How quickly a year comes round. Or at least it seems so some times. This Sunday we were back in "The Cresset" in Peterborough for the Hereward show, which we attended last year for the first time.

Despite our fairly late confirmation we had a prime spot in the main hall. Due to Chris getting there early we even bagged an extra table so we could set up our favoured U-shape, backed by our banners.

Hereward isn't a big show, but has a good selection of traders and some excellent participation games. We did steady business all day but weren't overwhelmed. Funnily enough although the footfall was considerably lower than at either Partizan we were busier talking to people than we usually are there, and we played the 1460 game more too. And we sold more books and games. Make of that what you will, - suffice it to say, if you live within driving distance of Peterborough then I think you should support the show. We have precious little in the East Midlands area on the wargames show front.

There were some eye catching games. This big DBA Rome v Carthage using the Hat 54mm figures looked lovely although I think I've seen them elsewhere. It is fun to see figures I've got in 20mm plastic looking "all growed up".

Whoever did the armies swapped out the Hat 54mm elephants however, which is a pity as I quite like the originals.

The massed ranks of Republican Romans always look so well organised.

The armies did finally end up hitting each other, but I don't know the outcome.

Just across from us was a Viking game using Playmobile figures and ships. They were full and busy all day with players of all ages, and everyone seemed to be having fun. They won an award for best game of some type. Well done to them for getting people to play games at a show.

The Battle of Malta game on a purpose printed cloth looked really effective. Apparently this is based on Google Earth with all the new build over laid with trees or rough ground. Looked really effective and I could forgive them having the playing aids on the table...

...but the presence of someone's lunch is pretty much unforgiveable.

Elsewhere MNG occasional, Graham S, and his missus enjoyed a game of 7TV, although in Graham's words "It's fun, but it always goes on too long".

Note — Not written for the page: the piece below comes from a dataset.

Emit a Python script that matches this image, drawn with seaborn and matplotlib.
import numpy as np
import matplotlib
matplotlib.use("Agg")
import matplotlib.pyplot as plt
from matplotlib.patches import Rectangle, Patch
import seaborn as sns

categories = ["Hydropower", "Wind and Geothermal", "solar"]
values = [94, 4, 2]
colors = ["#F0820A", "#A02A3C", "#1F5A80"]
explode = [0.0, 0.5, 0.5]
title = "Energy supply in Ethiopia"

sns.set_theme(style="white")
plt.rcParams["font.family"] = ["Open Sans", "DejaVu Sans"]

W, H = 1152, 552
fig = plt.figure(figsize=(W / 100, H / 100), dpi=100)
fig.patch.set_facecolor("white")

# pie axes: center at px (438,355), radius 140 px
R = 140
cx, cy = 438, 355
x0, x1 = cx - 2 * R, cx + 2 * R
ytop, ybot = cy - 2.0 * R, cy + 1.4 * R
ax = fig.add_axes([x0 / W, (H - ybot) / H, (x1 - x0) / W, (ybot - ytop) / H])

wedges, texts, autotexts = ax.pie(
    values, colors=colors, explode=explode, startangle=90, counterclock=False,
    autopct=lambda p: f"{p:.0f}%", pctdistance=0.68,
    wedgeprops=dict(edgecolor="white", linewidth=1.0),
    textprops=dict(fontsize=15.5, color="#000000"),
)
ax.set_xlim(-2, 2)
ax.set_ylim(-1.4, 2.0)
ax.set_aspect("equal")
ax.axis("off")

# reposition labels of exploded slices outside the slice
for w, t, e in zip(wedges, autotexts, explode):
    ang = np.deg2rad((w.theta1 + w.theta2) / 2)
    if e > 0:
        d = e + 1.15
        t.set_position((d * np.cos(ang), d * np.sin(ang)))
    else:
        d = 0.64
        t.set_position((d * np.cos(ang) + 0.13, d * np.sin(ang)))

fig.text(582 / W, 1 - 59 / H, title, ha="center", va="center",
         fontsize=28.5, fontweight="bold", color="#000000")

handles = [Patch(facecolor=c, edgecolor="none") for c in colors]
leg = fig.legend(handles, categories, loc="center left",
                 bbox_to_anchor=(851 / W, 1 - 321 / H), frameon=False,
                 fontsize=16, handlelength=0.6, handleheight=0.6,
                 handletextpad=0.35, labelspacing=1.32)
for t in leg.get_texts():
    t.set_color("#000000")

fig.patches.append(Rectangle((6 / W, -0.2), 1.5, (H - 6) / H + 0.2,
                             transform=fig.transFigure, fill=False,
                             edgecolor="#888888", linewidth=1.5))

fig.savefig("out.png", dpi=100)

Hereward doesn't have a bring and buy, but does have "Table Top Sales", where you can hire a half hour slot on an empty table. Chris A is feeling smiley because he's just picked up some 1/200 ACW river Ironclads at knockdown prices. As I was tied up on the stand he kept an eye on what was up, and sure enough the plastic figure guy from last year was back

This meant I was able to pick up most of the boxes of figures I regretted not buying last year. At 50p a box what's not to like, although alas the Republican Romans turned out not to have many figures in the boxes. However, as I was paying 50p for boxes of figures I paid £6 for a few weeks back it would be churlish to moan.

And then there was this. My Indian Mutiny armies have never had limbers, let alone an elephant drawn gun, so I had to have this, even though it cost me an outrageous £3.

So, all in all a very successful day.